■ **Your instructions**:
Restate the whole listing word for word. Pictures are left out.

■ **Given material**:
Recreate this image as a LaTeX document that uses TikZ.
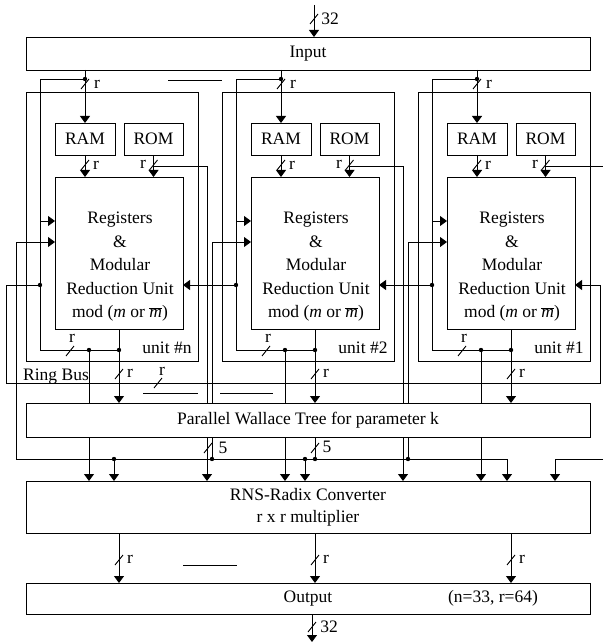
\documentclass[tikz,border=0pt]{standalone}
\usepackage{fontspec}
\setmainfont{Liberation Serif}
\usetikzlibrary{arrows.meta,calc}
% bus-width tick across a wire
\newcommand{\tick}[1]{\draw ($(#1)+(-4,5)$) -- ($(#1)+(4,-5)$);}

\begin{document}
\begin{tikzpicture}[x=1pt,y=-1pt,line width=0.9pt,
    every node/.style={font=\fontsize{17.5}{23.5}\selectfont},
    blk/.style={draw,inner sep=0pt,outer sep=0pt},
    arr/.style={-{Triangle[width=10pt,length=7pt]}}]
  \useasboundingbox (0,0) rectangle (603,644);
  % long blocks
  \node[blk,minimum width=564pt,minimum height=33pt] (input) at (308,53.5) {Input};
  \node[blk,minimum width=564pt,minimum height=34pt] (wallace) at (308,420) {Parallel Wallace Tree for parameter k};
  \node[blk,minimum width=564pt,minimum height=52pt,align=center,
        font=\fontsize{17.5}{22}\selectfont] (rns) at (308,507) {RNS-Radix Converter\\r x r multiplier};
  \node[blk,minimum width=564pt,minimum height=31pt] (output) at (308,598.5) {Output};
  \node (param) at (493,598) {(n=33, r=64)};
  % 32-bit in and out
  \coordinate (din) at (314,5);
  \draw[arr] (din) -- (din |- input.north);
  \tick{314,19}
  \node at (330,19) {32};
  \coordinate (dout) at (312,642);
  \draw[arr] (dout |- output.south) -- (dout);
  \tick{312,627}
  \node at (329,627) {32};
  % processing units
  \foreach \o/\u in {0/n,196/2,392/1}{
    \draw (\o+26,92) rectangle (\o+198,361);
    \node[blk,minimum width=60pt,minimum height=32pt] (ram\u) at (\o+85,139) {RAM};
    \node[blk,minimum width=59pt,minimum height=32pt] (rom\u) at (\o+153.5,139) {ROM};
    \node[blk,minimum width=128pt,minimum height=152pt] (reg\u) at (\o+119,253) {};
    \node[align=center] (txt\u) at (\o+120,267) {Registers\\\&\\Modular\\Reduction Unit\\mod (\textit{m} or $\overline{\mbox{\textit{m}}}$)};
    \node (lbl\u) at (\o+167,348) {unit \#\u};
    % input, RAM and ROM paths
    \draw[arr] (ram\u.north |- input.south) -- (ram\u.north);
    \draw[arr] (ram\u.south) -- (ram\u.south |- reg\u.north);
    \draw[arr] (rom\u.south) -- (rom\u.south |- reg\u.north);
    \tick{\o+85,84} \node at (\o+97,84) {r};
    \tick{\o+85,165} \node at (\o+96,165) {r};
    \tick{\o+153.5,165} \node at (\o+143,164) {r};
    % local loop
    \coordinate (fb\u) at (\o+40,221);
    \coordinate (tap\u) at (\o+40,285);
    \draw (\o+85,79) -- (\o+40,79) -- (\o+40,350) -- (\o+119,350);
    \draw[arr] (fb\u) -- (fb\u -| reg\u.west);
    \fill (\o+85,79) circle[radius=2.2pt] (tap\u) circle[radius=2.2pt]
          (\o+89,350) circle[radius=2.2pt] (\o+119,350) circle[radius=2.2pt];
    \tick{\o+70,351} \node at (\o+72,338) {r};
    % results down to the tree and the converter
    \draw[arr] (reg\u.south) -- (reg\u.south |- wallace.north);
    \tick{\o+119,374} \node at (\o+130,373) {r};
    \draw (\o+89,350) -- (\o+89,403);
    \draw[arr] (\o+89,437) -- (\o+89,481);
    \draw[arr] (reg\u.south |- rns.south) -- (reg\u.south |- output.north);
    \tick{\o+119,560} \node at (\o+130,559) {r};
    % second operand from the bus
    \coordinate (in\u) at (\o+16,242);
    \draw[arr] (\o+16,403) -- (in\u) -- (in\u -| reg\u.west);
    \draw (\o+16,437) -- (\o+16,459);
  }
  \draw (16,403) -- (16,437);
  % ROM address lines
  \foreach \o in {0,196}{
    \draw (\o+153.5,166) -- (\o+207,166) -- (\o+207,403);
    \draw[arr] (\o+207,437) -- (\o+207,481);
  }
  \draw (545.5,166) -- (603,166);
  % ring bus
  \draw[arr] (tapn) -- (6,285) -- (6,383) -- (600,383) -- (600,285) -- (reg1.east |- tapn);
  \draw[arr] (tap2) -- (tap2 -| regn.east);
  \draw[arr] (tap1) -- (tap1 -| reg2.east);
  \node[anchor=base] (ring) at (56,380) {Ring Bus};
  \tick{158,383} \node at (162,371) {r};
  % bus under the tree
  \draw[arr] (16,459) -- (507,459) -- (507,481);
  \draw[arr] (114,459) -- (114,481);
  \draw[arr] (305,459) -- (305,481);
  \draw (315,437) -- (315,459);
  \fill (114,459) circle[radius=2.2pt] (212,459) circle[radius=2.2pt]
        (305,459) circle[radius=2.2pt] (315,459) circle[radius=2.2pt]
        (408,459) circle[radius=2.2pt];
  \tick{208,448} \node at (223,448) {5};
  \tick{315,448} \node at (327,447) {5};
  \draw[arr] (603,459) -- (555,459) -- (555,481);
  % stray strokes
  \draw (168,80) -- (222,80);
  \draw (143,393) -- (198,393);
  \draw (220,393) -- (273,393);
  \draw (183,565) -- (237,565);
\end{tikzpicture}
\end{document}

■ **Output for this exercise**:
Recreate this image as a LaTeX document that uses TikZ.
\documentclass[tikz,border=0pt]{standalone}
\usepackage{fontspec}
\setmainfont{Liberation Serif}
\usetikzlibrary{arrows.meta,calc}
% bus-width tick across a wire
\newcommand{\tick}[1]{\draw ($(#1)+(-4,5)$) -- ($(#1)+(4,-5)$);}

\begin{document}
\begin{tikzpicture}[x=1pt,y=-1pt,line width=0.9pt,
    every node/.style={font=\fontsize{17.5}{23.5}\selectfont},
    blk/.style={draw,inner sep=0pt,outer sep=0pt},
    arr/.style={-{Triangle[width=10pt,length=7pt]}}]
  \useasboundingbox (0,0) rectangle (603,644);
  % long blocks
  \node[blk,minimum width=564pt,minimum height=33pt] (input) at (308,53.5) {Input};
  \node[blk,minimum width=564pt,minimum height=34pt] (wallace) at (308,420) {Parallel Wallace Tree for parameter k};
  \node[blk,minimum width=564pt,minimum height=52pt,align=center,
        font=\fontsize{17.5}{22}\selectfont] (rns) at (308,507) {RNS-Radix Converter\\r x r multiplier};
  \node[blk,minimum width=564pt,minimum height=31pt] (output) at (308,598.5) {Output};
  \node (param) at (493,598) {(n=33, r=64)};
  % 32-bit in and out
  \coordinate (din) at (314,5);
  \draw[arr] (din) -- (din |- input.north);
  \tick{314,19}
  \node at (330,19) {32};
  \coordinate (dout) at (312,642);
  \draw[arr] (dout |- output.south) -- (dout);
  \tick{312,627}
  \node at (329,627) {32};
  % processing units
  \foreach \o/\u in {0/n,196/2,392/1}{
    \draw (\o+26,92) rectangle (\o+198,361);
    \node[blk,minimum width=60pt,minimum height=32pt] (ram\u) at (\o+85,139) {RAM};
    \node[blk,minimum width=59pt,minimum height=32pt] (rom\u) at (\o+153.5,139) {ROM};
    \node[blk,minimum width=128pt,minimum height=152pt] (reg\u) at (\o+119,253) {};
    \node[align=center] (txt\u) at (\o+120,267) {Registers\\\&\\Modular\\Reduction Unit\\mod (\textit{m} or $\overline{\mbox{\textit{m}}}$)};
    \node (lbl\u) at (\o+167,348) {unit \#\u};
    % input, RAM and ROM paths
    \draw[arr] (ram\u.north |- input.south) -- (ram\u.north);
    \draw[arr] (ram\u.south) -- (ram\u.south |- reg\u.north);
    \draw[arr] (rom\u.south) -- (rom\u.south |- reg\u.north);
    \tick{\o+85,84} \node at (\o+97,84) {r};
    \tick{\o+85,165} \node at (\o+96,165) {r};
    \tick{\o+153.5,165} \node at (\o+143,164) {r};
    % local loop
    \coordinate (fb\u) at (\o+40,221);
    \coordinate (tap\u) at (\o+40,285);
    \draw (\o+85,79) -- (\o+40,79) -- (\o+40,350) -- (\o+119,350);
    \draw[arr] (fb\u) -- (fb\u -| reg\u.west);
    \fill (\o+85,79) circle[radius=2.2pt] (tap\u) circle[radius=2.2pt]
          (\o+89,350) circle[radius=2.2pt] (\o+119,350) circle[radius=2.2pt];
    \tick{\o+70,351} \node at (\o+72,338) {r};
    % results down to the tree and the converter
    \draw[arr] (reg\u.south) -- (reg\u.south |- wallace.north);
    \tick{\o+119,374} \node at (\o+130,373) {r};
    \draw (\o+89,350) -- (\o+89,403);
    \draw[arr] (\o+89,437) -- (\o+89,481);
    \draw[arr] (reg\u.south |- rns.south) -- (reg\u.south |- output.north);
    \tick{\o+119,560} \node at (\o+130,559) {r};
    % second operand from the bus
    \coordinate (in\u) at (\o+16,242);
    \draw[arr] (\o+16,403) -- (in\u) -- (in\u -| reg\u.west);
    \draw (\o+16,437) -- (\o+16,459);
  }
  \draw (16,403) -- (16,437);
  % ROM address lines
  \foreach \o in {0,196}{
    \draw (\o+153.5,166) -- (\o+207,166) -- (\o+207,403);
    \draw[arr] (\o+207,437) -- (\o+207,481);
  }
  \draw (545.5,166) -- (603,166);
  % ring bus
  \draw[arr] (tapn) -- (6,285) -- (6,383) -- (600,383) -- (600,285) -- (reg1.east |- tapn);
  \draw[arr] (tap2) -- (tap2 -| regn.east);
  \draw[arr] (tap1) -- (tap1 -| reg2.east);
  \node[anchor=base] (ring) at (56,380) {Ring Bus};
  \tick{158,383} \node at (162,371) {r};
  % bus under the tree
  \draw[arr] (16,459) -- (507,459) -- (507,481);
  \draw[arr] (114,459) -- (114,481);
  \draw[arr] (305,459) -- (305,481);
  \draw (315,437) -- (315,459);
  \fill (114,459) circle[radius=2.2pt] (212,459) circle[radius=2.2pt]
        (305,459) circle[radius=2.2pt] (315,459) circle[radius=2.2pt]
        (408,459) circle[radius=2.2pt];
  \tick{208,448} \node at (223,448) {5};
  \tick{315,448} \node at (327,447) {5};
  \draw[arr] (603,459) -- (555,459) -- (555,481);
  % stray strokes
  \draw (168,80) -- (222,80);
  \draw (143,393) -- (198,393);
  \draw (220,393) -- (273,393);
  \draw (183,565) -- (237,565);
\end{tikzpicture}
\end{document}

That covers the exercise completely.